Manning, whose sentence was commuted by President Obama in January 2017, just before the Trump inauguration, now makes her living as an international speaker and activist.
She recently applied for a visa to come to Australia for paid speaking engagements in Sydney, Brisbane and Melbourne. Her first appearance, as part of the Antidote festival at the Sydney Opera House, is scheduled for Sunday.
That now appears unlikely to proceed given the Federal Government is considering whether or not to deny her a visa. Manning has been issued with a "Notice of intention to consider refusal of your visa application".
The Home Affairs Department said Manning's eligibility to enter Australia was in doubt because of her criminal record.
Obama only commuted her sentence; she retains her convictions for espionage and theft.
The issue of the "Notice of intention" has caused outrage in some quarters with Antidote organisers, lawyers, journalists and civil rights and free speech activists all condemning the move as tantamount to an act of censorship.
Her defenders argue that Manning's actions had a positive effect in that they exposed war crimes and human rights abuses during the wars in Iraq and Afghanistan.
This included sending video of the Granai airstrike, in which between 86 and 147 Afghan civilians were killed in an attack by a USAF B-1 bomber near Herat on May 4, 2009, to Wikileaks.
Other people, including former army officer, NSW RSL president and non-resident fellow at the United States Study Centre, James Brown, are critical of Manning's actions and have defended moves to ban her from entering the country however.
Brown says Manning is a "text book example" of why there needs to be a character test for people wanting to enter Australia as visitors.

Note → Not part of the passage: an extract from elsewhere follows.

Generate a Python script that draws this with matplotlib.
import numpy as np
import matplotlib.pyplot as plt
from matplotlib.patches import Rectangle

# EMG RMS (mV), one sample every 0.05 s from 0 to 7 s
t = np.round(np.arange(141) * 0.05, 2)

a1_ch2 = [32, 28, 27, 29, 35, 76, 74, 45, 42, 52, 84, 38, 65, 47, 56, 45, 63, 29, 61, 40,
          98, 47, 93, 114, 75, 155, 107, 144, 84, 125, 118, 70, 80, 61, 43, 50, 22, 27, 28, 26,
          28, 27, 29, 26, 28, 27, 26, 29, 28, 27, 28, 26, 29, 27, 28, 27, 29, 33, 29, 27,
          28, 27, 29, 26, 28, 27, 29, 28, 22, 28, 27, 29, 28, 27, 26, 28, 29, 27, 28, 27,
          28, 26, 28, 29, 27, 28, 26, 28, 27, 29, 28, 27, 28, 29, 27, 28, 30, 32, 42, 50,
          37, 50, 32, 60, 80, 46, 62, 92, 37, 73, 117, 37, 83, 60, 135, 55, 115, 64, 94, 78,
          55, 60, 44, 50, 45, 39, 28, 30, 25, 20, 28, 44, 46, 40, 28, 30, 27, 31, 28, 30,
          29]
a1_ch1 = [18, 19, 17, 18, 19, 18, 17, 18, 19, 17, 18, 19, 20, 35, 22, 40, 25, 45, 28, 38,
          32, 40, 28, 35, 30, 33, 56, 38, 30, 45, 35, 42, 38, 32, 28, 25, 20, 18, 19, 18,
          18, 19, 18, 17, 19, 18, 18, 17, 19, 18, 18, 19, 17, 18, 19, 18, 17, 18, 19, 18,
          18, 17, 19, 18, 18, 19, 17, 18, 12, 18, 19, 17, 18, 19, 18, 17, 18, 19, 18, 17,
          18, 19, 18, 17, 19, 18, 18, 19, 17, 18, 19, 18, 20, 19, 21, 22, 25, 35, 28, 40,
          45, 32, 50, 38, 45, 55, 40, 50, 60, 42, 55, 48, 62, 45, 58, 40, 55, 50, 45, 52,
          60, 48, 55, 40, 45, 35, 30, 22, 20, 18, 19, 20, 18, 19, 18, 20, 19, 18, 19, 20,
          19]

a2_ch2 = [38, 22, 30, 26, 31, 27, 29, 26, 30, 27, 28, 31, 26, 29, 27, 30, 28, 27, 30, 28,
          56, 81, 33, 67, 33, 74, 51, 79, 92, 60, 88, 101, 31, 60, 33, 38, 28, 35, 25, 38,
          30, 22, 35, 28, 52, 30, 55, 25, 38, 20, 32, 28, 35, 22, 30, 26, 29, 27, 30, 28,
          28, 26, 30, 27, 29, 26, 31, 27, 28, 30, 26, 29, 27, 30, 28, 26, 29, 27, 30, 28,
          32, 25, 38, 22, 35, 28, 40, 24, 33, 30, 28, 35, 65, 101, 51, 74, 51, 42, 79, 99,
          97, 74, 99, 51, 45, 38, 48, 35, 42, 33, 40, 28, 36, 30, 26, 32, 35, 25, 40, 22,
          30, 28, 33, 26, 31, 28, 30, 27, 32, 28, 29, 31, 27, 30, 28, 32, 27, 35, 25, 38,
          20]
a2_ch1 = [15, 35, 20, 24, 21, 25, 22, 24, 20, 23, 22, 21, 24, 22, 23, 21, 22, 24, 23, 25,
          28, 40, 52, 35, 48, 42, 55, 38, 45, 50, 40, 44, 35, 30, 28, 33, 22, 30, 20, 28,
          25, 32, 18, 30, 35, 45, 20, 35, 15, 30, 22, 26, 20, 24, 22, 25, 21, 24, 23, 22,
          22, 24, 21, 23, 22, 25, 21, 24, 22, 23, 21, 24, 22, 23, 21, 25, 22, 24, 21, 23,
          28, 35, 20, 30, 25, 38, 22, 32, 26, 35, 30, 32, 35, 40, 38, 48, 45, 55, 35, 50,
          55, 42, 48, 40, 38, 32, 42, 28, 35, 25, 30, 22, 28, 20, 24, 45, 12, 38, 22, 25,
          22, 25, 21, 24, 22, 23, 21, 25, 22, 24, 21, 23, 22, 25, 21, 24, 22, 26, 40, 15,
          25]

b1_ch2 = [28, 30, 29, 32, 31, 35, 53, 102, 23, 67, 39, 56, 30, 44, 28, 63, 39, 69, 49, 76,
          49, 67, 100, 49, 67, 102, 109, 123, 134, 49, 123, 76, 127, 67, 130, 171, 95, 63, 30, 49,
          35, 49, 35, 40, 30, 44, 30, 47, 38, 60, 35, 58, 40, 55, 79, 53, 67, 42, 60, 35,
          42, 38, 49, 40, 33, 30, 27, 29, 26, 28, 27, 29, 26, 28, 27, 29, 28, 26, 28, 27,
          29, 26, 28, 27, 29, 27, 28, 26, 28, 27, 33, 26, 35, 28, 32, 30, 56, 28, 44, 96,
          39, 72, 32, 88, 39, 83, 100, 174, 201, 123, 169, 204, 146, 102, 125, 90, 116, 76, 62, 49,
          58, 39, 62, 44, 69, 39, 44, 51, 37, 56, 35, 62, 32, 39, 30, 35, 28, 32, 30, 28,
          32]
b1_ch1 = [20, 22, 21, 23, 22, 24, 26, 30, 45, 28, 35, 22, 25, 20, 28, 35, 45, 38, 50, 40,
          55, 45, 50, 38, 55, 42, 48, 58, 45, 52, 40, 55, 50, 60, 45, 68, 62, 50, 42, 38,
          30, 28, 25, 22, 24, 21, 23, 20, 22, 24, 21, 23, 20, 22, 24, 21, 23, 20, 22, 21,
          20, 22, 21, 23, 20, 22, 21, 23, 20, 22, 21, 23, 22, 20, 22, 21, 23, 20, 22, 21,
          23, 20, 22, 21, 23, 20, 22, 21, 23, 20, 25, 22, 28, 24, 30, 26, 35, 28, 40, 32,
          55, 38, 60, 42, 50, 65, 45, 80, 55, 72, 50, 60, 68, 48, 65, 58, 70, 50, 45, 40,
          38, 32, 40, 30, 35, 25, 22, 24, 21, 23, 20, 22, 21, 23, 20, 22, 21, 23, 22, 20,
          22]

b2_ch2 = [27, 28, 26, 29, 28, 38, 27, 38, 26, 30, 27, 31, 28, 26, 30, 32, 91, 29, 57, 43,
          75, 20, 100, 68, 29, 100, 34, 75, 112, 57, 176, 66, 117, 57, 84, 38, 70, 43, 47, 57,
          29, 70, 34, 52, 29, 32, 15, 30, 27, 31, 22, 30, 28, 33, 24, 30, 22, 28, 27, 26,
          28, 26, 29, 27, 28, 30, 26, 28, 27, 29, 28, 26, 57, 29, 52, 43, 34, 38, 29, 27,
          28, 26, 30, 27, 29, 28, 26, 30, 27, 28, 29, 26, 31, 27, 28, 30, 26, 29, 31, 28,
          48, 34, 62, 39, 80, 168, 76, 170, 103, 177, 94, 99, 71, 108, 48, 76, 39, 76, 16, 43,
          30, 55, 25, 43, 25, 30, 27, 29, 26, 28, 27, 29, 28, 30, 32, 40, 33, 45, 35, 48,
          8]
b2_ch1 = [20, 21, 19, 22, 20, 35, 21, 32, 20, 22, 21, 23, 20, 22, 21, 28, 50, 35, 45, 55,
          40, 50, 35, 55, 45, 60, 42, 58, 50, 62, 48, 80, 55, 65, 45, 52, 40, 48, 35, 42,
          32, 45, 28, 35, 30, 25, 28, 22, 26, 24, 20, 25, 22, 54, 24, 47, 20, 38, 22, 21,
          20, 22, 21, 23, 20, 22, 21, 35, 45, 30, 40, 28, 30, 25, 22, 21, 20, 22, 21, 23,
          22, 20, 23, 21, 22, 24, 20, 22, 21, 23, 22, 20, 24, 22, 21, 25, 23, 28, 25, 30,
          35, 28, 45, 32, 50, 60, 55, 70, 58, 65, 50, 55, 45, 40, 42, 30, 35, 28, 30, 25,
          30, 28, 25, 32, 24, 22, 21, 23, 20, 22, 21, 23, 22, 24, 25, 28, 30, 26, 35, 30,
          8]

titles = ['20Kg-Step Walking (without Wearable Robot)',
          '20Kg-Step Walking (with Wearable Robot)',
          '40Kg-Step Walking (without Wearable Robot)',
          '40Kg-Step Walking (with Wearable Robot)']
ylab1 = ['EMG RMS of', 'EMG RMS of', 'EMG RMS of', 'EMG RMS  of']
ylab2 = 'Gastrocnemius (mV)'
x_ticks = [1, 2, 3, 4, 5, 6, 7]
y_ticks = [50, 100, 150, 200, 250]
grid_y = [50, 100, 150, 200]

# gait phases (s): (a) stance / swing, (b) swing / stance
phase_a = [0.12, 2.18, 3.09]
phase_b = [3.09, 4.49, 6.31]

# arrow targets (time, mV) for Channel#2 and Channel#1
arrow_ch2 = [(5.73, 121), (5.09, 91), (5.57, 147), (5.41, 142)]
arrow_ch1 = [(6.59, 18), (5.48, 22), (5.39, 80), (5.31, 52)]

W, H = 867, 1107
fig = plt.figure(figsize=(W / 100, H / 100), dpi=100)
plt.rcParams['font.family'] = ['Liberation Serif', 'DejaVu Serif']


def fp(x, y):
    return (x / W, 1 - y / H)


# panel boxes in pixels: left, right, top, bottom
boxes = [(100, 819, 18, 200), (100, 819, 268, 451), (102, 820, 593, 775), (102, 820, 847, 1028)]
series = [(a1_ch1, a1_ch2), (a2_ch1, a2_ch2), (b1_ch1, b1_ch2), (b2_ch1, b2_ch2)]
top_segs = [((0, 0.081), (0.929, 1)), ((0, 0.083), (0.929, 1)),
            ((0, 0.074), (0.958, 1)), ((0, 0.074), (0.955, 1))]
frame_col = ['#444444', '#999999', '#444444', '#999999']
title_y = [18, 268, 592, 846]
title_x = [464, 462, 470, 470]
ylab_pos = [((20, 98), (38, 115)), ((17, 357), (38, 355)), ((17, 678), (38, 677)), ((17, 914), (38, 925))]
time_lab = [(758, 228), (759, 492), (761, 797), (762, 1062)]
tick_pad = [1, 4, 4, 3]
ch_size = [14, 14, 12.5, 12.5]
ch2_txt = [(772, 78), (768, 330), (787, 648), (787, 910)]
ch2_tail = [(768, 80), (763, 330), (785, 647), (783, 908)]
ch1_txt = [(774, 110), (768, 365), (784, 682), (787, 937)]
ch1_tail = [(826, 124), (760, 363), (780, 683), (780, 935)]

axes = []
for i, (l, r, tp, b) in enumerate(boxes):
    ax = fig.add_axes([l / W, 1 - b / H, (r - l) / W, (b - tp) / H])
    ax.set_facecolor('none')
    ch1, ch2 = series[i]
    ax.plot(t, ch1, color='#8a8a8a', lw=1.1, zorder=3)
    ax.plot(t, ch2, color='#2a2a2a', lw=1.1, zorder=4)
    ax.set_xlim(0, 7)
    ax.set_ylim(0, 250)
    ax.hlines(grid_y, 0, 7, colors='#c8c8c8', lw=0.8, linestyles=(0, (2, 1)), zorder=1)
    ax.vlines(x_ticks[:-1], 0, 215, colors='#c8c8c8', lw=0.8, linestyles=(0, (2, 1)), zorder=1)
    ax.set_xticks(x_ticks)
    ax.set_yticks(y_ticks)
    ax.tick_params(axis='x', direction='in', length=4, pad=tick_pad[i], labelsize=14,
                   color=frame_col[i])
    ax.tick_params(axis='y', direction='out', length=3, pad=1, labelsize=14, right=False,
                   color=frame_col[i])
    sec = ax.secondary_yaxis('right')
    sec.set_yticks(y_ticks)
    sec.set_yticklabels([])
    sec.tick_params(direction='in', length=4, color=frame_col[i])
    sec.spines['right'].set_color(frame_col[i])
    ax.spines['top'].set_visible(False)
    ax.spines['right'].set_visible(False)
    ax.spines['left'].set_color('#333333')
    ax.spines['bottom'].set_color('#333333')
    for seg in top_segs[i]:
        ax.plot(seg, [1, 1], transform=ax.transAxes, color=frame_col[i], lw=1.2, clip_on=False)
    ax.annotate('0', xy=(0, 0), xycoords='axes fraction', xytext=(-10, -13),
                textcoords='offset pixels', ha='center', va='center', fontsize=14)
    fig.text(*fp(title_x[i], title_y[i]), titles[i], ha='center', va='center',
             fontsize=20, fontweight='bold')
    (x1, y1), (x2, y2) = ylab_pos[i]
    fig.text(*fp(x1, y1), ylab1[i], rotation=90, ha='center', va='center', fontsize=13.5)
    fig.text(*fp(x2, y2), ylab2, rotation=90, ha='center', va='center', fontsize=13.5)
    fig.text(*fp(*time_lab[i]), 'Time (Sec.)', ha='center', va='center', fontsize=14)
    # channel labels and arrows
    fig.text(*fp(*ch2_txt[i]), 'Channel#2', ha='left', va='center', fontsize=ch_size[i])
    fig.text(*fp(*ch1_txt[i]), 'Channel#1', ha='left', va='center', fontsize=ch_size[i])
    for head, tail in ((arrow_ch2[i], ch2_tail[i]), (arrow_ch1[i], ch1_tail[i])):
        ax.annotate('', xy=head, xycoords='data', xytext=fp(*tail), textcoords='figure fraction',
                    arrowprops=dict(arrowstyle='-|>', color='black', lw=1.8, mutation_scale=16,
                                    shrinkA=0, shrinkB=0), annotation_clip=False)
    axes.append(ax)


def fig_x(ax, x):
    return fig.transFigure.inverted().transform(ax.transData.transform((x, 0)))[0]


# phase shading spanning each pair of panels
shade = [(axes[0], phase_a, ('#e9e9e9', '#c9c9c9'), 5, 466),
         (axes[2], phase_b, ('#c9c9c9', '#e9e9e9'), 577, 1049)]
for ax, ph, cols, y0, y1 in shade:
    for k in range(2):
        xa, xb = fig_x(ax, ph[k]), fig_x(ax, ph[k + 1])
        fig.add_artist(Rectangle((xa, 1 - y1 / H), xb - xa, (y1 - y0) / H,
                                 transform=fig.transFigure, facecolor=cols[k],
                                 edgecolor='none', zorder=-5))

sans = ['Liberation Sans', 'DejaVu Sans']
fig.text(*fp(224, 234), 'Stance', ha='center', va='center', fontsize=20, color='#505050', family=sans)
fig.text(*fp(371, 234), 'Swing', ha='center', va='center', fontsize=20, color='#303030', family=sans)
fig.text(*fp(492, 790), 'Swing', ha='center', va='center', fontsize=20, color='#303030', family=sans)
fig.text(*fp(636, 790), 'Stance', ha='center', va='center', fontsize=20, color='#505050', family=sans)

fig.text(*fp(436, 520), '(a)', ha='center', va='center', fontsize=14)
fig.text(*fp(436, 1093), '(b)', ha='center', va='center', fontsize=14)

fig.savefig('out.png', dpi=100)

"Coming into Australia as a non-citizen is a privilege, not a right," he said. "Someone who has a substantial criminal record shouldn't enjoy that right, and particularly someone who has worked to undermine our national interest and the security of our troops."

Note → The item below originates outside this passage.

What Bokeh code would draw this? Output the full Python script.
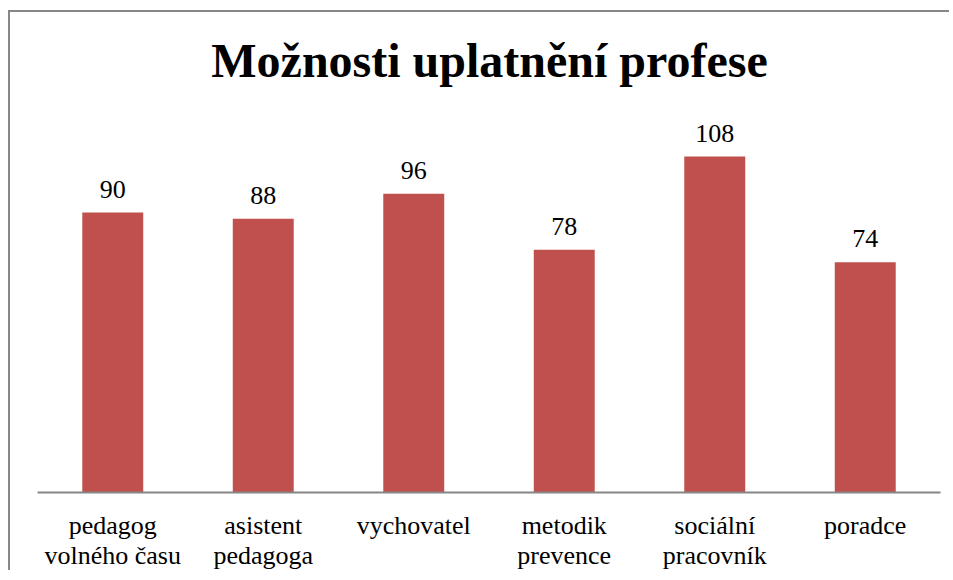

Brown, who says people would have died as a result of Manning's actions, doesn't see this as a freedom of speech matter: "No-one is saying you shouldn't read her books or her columns... [but] we have the right to determine who comes into Australia."
An interesting counterpoint to Manning is Jordan Belfort, the so-called "Wolf of Wall Street" who spent 22 months in prison in the US after pleading guilty to fraud and stock market manipulation that resulted in stock holder losses of more than $200 million.

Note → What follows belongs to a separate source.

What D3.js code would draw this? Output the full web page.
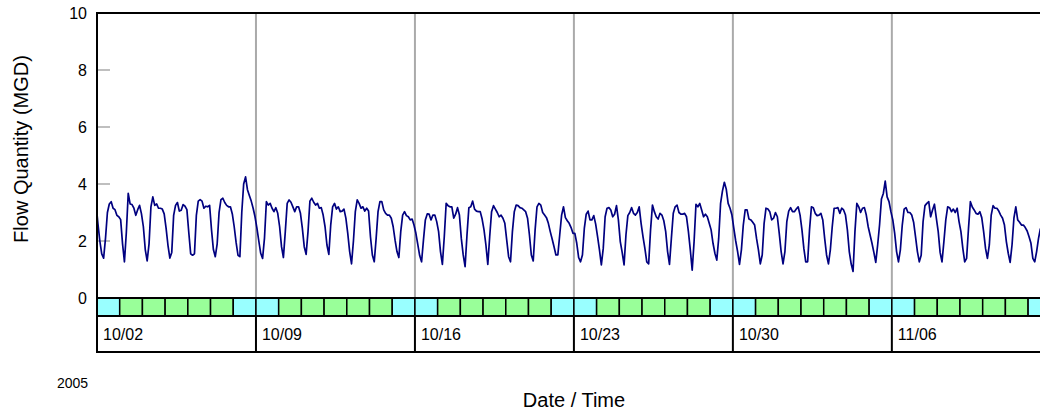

Belfort has visited Australia as a paid speaker on two separate occasions.
Manning, like Belfort, does not appear to be somebody whose presence in this country represents a danger to the public. There is no risk she will re-offend, incite violence, encourage terrorism or steal documents.
If Manning is banned from entry the Government will find itself under pressure to explain why a premeditated fraudster is okay but a woman regarded by many as a whistleblower, a hero and an activist is not.